## Written instruction
Your task is to retype, word for word, the lines from the start of the data through the line holding "plt.rcParams['font.family'] = ['Liberation Sans', 'DejaVu". Do not include the pictures.

**** Records supplied

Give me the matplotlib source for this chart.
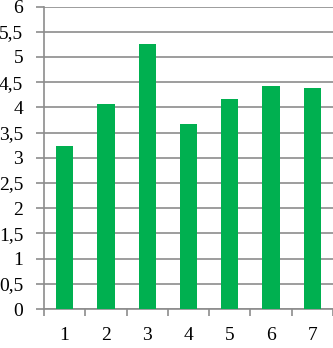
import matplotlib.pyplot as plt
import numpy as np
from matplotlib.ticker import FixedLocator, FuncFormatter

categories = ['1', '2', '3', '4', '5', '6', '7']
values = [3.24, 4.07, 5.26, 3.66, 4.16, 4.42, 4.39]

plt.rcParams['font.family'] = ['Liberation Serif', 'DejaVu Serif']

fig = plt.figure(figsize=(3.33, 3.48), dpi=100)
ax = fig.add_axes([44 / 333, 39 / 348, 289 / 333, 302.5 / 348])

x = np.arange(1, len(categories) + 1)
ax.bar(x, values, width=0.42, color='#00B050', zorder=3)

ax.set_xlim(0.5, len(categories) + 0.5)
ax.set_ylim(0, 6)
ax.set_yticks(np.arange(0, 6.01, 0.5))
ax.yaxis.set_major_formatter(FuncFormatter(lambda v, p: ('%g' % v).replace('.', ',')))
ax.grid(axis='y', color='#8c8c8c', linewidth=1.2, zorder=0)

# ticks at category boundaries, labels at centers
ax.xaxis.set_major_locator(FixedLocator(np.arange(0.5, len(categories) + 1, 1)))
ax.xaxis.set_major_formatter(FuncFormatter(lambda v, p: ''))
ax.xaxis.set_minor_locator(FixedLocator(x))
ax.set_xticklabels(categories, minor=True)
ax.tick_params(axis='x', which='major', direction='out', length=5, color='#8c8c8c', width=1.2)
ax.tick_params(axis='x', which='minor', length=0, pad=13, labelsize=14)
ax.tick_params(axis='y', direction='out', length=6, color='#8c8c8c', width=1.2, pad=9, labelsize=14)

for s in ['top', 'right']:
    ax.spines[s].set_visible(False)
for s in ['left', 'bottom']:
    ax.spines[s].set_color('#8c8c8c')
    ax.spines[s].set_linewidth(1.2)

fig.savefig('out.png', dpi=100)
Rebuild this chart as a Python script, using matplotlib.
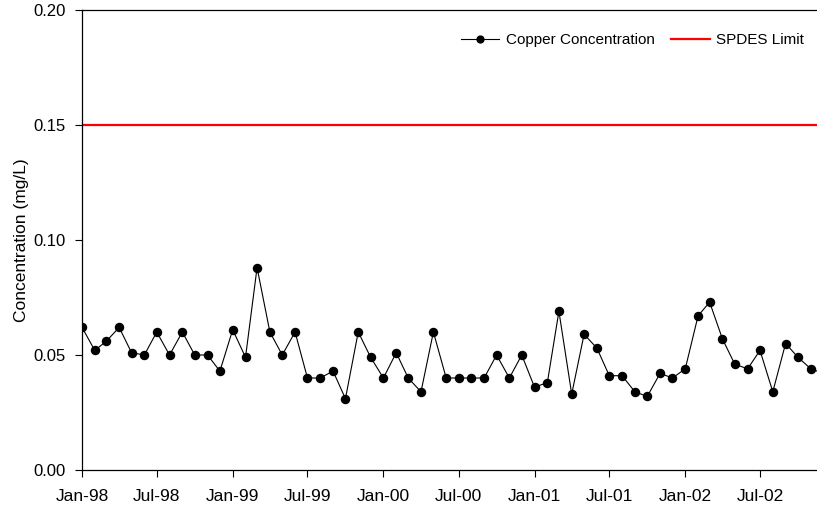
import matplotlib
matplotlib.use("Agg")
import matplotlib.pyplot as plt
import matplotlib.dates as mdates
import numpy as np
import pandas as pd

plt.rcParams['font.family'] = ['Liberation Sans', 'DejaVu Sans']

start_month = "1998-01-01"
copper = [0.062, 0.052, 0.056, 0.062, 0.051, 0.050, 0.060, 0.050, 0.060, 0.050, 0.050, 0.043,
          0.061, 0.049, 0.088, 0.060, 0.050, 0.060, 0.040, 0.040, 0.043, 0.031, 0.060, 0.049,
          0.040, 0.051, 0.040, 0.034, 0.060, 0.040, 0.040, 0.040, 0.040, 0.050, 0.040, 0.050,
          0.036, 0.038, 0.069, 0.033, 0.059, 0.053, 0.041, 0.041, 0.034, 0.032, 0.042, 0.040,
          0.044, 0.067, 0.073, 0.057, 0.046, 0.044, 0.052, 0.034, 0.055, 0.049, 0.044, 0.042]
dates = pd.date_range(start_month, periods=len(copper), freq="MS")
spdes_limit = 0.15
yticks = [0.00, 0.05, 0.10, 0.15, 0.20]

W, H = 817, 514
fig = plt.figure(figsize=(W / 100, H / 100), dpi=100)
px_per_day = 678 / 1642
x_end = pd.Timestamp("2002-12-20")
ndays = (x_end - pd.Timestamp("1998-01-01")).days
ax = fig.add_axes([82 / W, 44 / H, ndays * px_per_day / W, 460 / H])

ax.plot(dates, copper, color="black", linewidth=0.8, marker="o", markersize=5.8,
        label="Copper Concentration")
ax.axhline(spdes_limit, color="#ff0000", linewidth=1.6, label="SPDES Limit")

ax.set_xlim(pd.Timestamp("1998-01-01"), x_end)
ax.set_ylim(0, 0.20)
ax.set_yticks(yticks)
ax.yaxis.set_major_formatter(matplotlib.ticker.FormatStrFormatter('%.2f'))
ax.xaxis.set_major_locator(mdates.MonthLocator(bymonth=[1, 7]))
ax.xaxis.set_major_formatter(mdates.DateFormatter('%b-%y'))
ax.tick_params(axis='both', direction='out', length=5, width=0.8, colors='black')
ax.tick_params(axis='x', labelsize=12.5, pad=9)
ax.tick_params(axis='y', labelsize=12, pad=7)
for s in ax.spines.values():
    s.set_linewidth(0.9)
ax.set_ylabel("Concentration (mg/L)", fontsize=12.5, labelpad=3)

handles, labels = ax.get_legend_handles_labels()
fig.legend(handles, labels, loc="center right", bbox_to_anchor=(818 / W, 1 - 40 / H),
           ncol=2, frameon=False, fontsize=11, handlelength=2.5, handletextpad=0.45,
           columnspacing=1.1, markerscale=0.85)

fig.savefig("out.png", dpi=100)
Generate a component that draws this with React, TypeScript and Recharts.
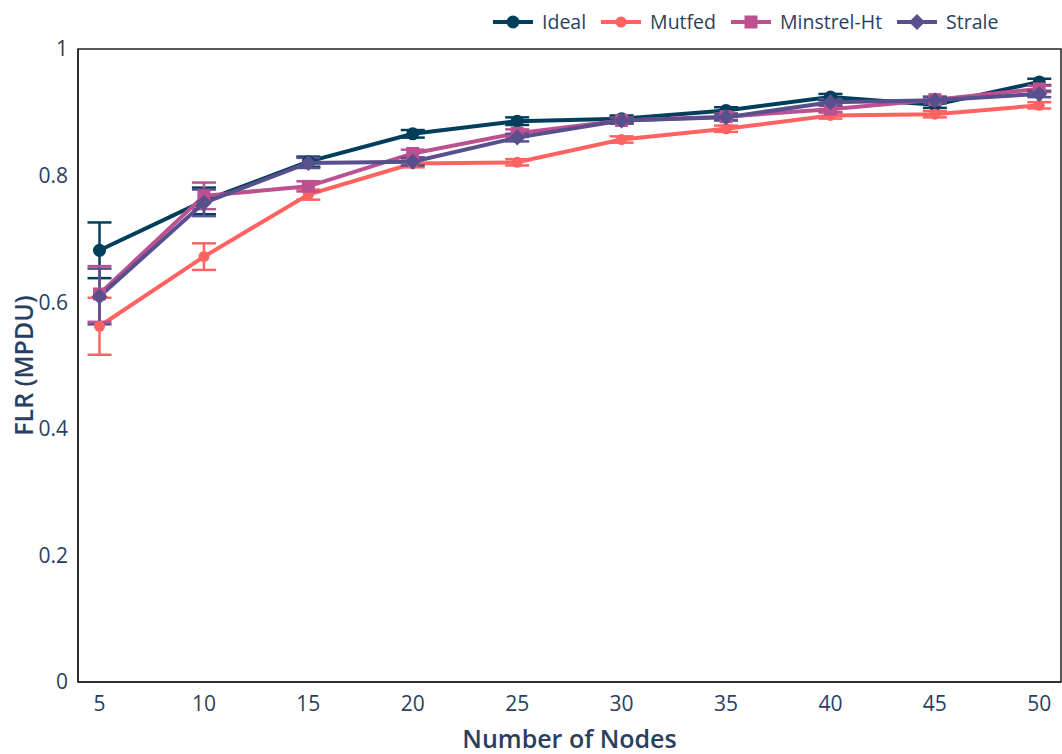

********

## Solution to this task
Give me the matplotlib source for this chart.
import matplotlib.pyplot as plt
import numpy as np
from matplotlib.ticker import FixedLocator, FuncFormatter

categories = ['1', '2', '3', '4', '5', '6', '7']
values = [3.24, 4.07, 5.26, 3.66, 4.16, 4.42, 4.39]

plt.rcParams['font.family'] = ['Liberation Serif', 'DejaVu Serif']

fig = plt.figure(figsize=(3.33, 3.48), dpi=100)
ax = fig.add_axes([44 / 333, 39 / 348, 289 / 333, 302.5 / 348])

x = np.arange(1, len(categories) + 1)
ax.bar(x, values, width=0.42, color='#00B050', zorder=3)

ax.set_xlim(0.5, len(categories) + 0.5)
ax.set_ylim(0, 6)
ax.set_yticks(np.arange(0, 6.01, 0.5))
ax.yaxis.set_major_formatter(FuncFormatter(lambda v, p: ('%g' % v).replace('.', ',')))
ax.grid(axis='y', color='#8c8c8c', linewidth=1.2, zorder=0)

# ticks at category boundaries, labels at centers
ax.xaxis.set_major_locator(FixedLocator(np.arange(0.5, len(categories) + 1, 1)))
ax.xaxis.set_major_formatter(FuncFormatter(lambda v, p: ''))
ax.xaxis.set_minor_locator(FixedLocator(x))
ax.set_xticklabels(categories, minor=True)
ax.tick_params(axis='x', which='major', direction='out', length=5, color='#8c8c8c', width=1.2)
ax.tick_params(axis='x', which='minor', length=0, pad=13, labelsize=14)
ax.tick_params(axis='y', direction='out', length=6, color='#8c8c8c', width=1.2, pad=9, labelsize=14)

for s in ['top', 'right']:
    ax.spines[s].set_visible(False)
for s in ['left', 'bottom']:
    ax.spines[s].set_color('#8c8c8c')
    ax.spines[s].set_linewidth(1.2)

fig.savefig('out.png', dpi=100)
Rebuild this chart as a Python script, using matplotlib.
import matplotlib
matplotlib.use("Agg")
import matplotlib.pyplot as plt
import matplotlib.dates as mdates
import numpy as np
import pandas as pd

plt.rcParams['font.family'] = ['Liberation Sans', 'DejaVu Sans']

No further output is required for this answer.